Job:
Copy out the data below from the line containing "Give me the Altair source for this chart." to the line containing "15, 10, 5, 5]", both lines included, with all images left out.

Entries with chart source code:
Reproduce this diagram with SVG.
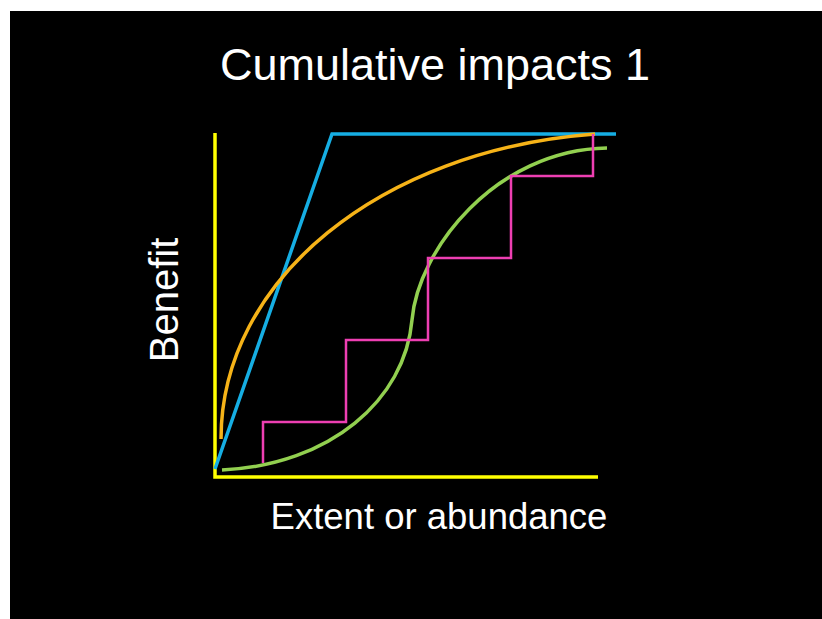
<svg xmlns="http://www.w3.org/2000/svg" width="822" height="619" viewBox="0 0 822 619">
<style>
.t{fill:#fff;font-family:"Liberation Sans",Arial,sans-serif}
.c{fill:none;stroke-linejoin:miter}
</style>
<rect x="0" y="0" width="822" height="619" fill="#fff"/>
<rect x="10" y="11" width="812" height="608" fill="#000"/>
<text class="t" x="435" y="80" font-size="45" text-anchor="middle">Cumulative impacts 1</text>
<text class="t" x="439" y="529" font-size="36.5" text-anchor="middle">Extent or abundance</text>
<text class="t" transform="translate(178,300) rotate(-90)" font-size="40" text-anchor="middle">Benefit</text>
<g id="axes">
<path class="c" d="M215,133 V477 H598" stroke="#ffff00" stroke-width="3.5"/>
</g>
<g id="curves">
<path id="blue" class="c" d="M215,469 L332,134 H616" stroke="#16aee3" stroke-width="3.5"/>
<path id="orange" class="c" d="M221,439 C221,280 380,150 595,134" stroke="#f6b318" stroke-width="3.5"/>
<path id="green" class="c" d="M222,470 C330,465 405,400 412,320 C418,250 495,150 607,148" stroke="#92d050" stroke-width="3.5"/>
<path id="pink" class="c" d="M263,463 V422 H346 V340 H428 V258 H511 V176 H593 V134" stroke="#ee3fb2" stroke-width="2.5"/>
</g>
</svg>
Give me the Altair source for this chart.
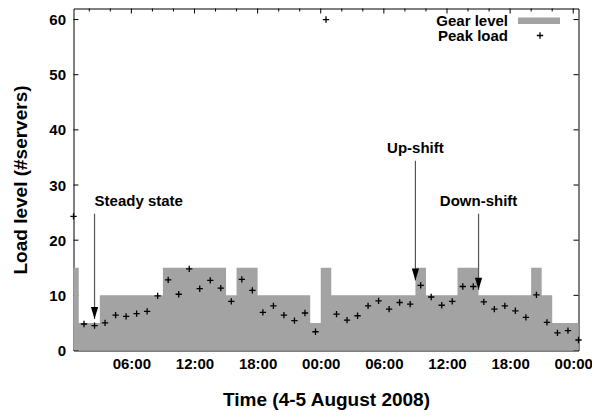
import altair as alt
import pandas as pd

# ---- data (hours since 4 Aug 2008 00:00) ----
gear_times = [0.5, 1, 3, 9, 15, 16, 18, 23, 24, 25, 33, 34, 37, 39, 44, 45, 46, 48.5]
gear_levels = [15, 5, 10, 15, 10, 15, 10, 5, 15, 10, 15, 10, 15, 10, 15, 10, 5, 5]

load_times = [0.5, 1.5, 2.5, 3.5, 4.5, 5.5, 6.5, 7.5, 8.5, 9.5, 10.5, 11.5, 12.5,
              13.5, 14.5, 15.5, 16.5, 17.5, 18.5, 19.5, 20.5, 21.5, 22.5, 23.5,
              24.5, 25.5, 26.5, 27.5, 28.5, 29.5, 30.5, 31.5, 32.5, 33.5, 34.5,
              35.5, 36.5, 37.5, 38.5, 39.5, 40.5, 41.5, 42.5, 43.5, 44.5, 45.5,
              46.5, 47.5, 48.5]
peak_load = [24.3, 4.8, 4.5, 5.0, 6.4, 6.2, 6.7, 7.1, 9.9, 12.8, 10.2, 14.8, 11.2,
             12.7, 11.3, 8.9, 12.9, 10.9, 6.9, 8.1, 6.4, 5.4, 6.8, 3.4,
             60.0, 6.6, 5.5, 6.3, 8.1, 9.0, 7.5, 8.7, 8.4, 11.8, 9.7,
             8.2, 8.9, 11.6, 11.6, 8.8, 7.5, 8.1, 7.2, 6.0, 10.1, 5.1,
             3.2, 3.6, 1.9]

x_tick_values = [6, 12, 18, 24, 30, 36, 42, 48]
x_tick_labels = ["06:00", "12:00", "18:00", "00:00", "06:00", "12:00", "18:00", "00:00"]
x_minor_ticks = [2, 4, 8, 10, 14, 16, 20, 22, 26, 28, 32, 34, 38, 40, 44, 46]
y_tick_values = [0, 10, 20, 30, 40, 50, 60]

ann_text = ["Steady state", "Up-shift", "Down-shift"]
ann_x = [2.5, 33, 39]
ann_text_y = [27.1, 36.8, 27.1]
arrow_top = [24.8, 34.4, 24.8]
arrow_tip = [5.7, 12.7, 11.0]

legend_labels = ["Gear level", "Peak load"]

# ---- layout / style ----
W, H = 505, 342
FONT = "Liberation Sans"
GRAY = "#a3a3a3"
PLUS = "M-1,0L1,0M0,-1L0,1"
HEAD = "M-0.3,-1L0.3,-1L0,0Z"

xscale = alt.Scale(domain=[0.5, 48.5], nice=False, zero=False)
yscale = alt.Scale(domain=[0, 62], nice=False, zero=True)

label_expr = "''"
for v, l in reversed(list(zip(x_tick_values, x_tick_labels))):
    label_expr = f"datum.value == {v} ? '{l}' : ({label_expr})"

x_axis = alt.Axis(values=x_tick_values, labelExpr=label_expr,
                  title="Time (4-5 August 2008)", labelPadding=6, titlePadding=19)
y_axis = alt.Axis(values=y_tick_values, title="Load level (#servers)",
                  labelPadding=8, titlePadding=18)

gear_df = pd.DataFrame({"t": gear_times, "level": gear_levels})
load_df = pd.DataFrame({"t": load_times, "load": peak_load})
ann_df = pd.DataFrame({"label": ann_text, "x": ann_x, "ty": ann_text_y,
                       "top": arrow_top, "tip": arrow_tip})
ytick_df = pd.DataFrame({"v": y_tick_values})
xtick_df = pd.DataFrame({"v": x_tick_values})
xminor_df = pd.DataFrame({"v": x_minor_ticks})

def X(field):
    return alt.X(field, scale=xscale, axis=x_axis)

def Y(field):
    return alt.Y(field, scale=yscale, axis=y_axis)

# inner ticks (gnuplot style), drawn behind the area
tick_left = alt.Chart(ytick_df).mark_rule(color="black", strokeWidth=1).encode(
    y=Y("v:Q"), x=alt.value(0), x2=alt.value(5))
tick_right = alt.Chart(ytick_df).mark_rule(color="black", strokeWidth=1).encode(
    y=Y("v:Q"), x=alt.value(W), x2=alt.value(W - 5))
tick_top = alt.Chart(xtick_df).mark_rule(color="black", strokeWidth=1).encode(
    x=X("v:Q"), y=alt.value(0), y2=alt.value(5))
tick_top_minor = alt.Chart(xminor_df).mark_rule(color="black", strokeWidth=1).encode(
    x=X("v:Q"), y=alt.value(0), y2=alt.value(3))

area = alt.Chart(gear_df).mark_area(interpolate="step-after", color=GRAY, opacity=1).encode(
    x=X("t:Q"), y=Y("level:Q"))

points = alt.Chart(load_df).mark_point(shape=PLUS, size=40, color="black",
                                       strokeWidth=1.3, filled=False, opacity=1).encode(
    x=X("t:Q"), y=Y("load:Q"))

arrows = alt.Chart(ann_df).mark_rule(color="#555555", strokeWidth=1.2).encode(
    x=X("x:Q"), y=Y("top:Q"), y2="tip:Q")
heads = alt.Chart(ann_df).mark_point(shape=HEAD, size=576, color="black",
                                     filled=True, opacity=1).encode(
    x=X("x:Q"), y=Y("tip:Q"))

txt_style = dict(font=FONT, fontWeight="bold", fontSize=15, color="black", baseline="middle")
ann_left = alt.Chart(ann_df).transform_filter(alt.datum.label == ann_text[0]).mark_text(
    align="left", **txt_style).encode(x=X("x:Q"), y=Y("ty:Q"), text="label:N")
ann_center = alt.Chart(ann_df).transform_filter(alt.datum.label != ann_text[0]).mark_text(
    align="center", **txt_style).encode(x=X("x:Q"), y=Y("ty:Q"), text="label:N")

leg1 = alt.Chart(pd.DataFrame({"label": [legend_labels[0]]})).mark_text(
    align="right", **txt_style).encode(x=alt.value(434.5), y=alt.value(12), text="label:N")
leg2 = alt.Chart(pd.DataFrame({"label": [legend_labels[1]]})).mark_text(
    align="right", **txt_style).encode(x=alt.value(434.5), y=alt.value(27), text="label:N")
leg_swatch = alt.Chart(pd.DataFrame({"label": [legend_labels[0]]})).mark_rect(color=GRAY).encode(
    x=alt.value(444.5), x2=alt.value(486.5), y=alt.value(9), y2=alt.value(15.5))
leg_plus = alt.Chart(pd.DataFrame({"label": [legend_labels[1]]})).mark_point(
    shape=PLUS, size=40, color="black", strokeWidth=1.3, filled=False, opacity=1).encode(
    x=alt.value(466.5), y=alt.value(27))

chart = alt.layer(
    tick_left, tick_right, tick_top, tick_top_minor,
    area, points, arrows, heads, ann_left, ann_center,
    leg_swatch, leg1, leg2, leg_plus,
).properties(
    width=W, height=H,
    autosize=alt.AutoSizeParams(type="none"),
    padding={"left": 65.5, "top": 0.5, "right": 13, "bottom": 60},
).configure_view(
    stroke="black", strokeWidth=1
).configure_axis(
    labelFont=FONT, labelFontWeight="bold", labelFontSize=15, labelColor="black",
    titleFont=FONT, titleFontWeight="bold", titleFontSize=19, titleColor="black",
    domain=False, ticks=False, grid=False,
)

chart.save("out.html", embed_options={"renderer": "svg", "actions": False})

Task solution:
Give me the Altair source for this chart.
import altair as alt
import pandas as pd

# ---- data (hours since 4 Aug 2008 00:00) ----
gear_times = [0.5, 1, 3, 9, 15, 16, 18, 23, 24, 25, 33, 34, 37, 39, 44, 45, 46, 48.5]
gear_levels = [15, 5, 10, 15, 10, 15, 10, 5, 15, 10, 15, 10, 15, 10, 15, 10, 5, 5]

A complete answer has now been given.